__Task instructions__. Extract, in full, the lines below, beginning at the first and ending with the line that contains "in (1, 2, 3)]". Pictures do not belong in the copy.
* START Available data *
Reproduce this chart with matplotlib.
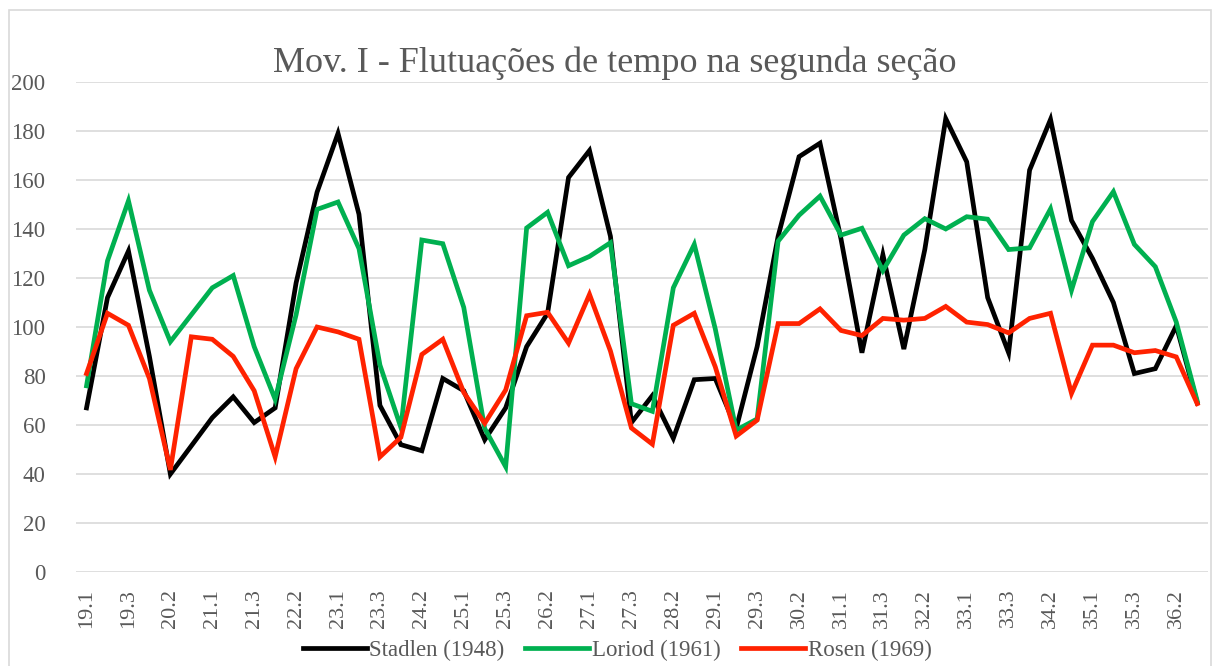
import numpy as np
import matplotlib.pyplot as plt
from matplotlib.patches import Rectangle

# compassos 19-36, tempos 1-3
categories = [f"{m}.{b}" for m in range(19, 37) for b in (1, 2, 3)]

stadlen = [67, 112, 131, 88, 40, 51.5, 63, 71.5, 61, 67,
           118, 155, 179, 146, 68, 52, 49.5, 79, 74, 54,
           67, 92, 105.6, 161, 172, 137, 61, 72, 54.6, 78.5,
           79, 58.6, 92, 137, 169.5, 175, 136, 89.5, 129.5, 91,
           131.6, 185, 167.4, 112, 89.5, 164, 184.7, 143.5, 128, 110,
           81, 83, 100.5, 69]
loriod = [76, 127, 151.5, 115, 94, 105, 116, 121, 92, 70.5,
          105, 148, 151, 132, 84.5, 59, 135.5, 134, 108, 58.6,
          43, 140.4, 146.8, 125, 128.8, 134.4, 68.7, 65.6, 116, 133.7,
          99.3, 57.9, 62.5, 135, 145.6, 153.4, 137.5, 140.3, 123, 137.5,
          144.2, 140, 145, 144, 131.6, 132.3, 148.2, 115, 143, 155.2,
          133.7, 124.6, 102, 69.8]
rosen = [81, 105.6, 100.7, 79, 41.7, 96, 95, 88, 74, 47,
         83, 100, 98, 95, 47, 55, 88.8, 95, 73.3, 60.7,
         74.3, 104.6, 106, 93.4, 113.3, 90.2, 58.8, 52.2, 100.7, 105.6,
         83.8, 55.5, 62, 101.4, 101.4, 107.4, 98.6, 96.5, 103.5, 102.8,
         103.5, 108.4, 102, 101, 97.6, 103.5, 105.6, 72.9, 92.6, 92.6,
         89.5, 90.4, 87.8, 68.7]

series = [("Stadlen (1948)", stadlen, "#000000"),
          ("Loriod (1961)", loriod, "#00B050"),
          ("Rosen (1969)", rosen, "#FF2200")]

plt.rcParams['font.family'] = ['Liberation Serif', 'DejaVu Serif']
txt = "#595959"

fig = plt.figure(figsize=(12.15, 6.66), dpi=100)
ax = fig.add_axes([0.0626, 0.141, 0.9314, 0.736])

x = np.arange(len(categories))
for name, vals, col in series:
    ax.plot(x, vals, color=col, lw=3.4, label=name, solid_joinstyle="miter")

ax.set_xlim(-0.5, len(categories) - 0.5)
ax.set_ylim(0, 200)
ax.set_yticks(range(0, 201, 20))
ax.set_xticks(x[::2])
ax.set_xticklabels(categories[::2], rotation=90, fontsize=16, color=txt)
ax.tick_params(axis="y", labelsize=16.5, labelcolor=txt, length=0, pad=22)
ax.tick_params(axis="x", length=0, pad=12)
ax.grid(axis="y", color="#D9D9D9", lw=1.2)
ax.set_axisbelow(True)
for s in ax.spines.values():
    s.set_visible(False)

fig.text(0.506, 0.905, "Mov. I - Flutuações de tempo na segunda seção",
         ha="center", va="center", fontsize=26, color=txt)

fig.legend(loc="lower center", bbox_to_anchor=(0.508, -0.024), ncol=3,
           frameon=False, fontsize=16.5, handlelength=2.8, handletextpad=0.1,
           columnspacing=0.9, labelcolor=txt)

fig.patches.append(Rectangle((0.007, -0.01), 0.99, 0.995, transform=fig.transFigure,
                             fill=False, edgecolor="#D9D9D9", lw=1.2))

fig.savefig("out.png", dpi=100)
* END Available data *
__Response to the exercise__.
Reproduce this chart with matplotlib.
import numpy as np
import matplotlib.pyplot as plt
from matplotlib.patches import Rectangle

# compassos 19-36, tempos 1-3
categories = [f"{m}.{b}" for m in range(19, 37) for b in (1, 2, 3)]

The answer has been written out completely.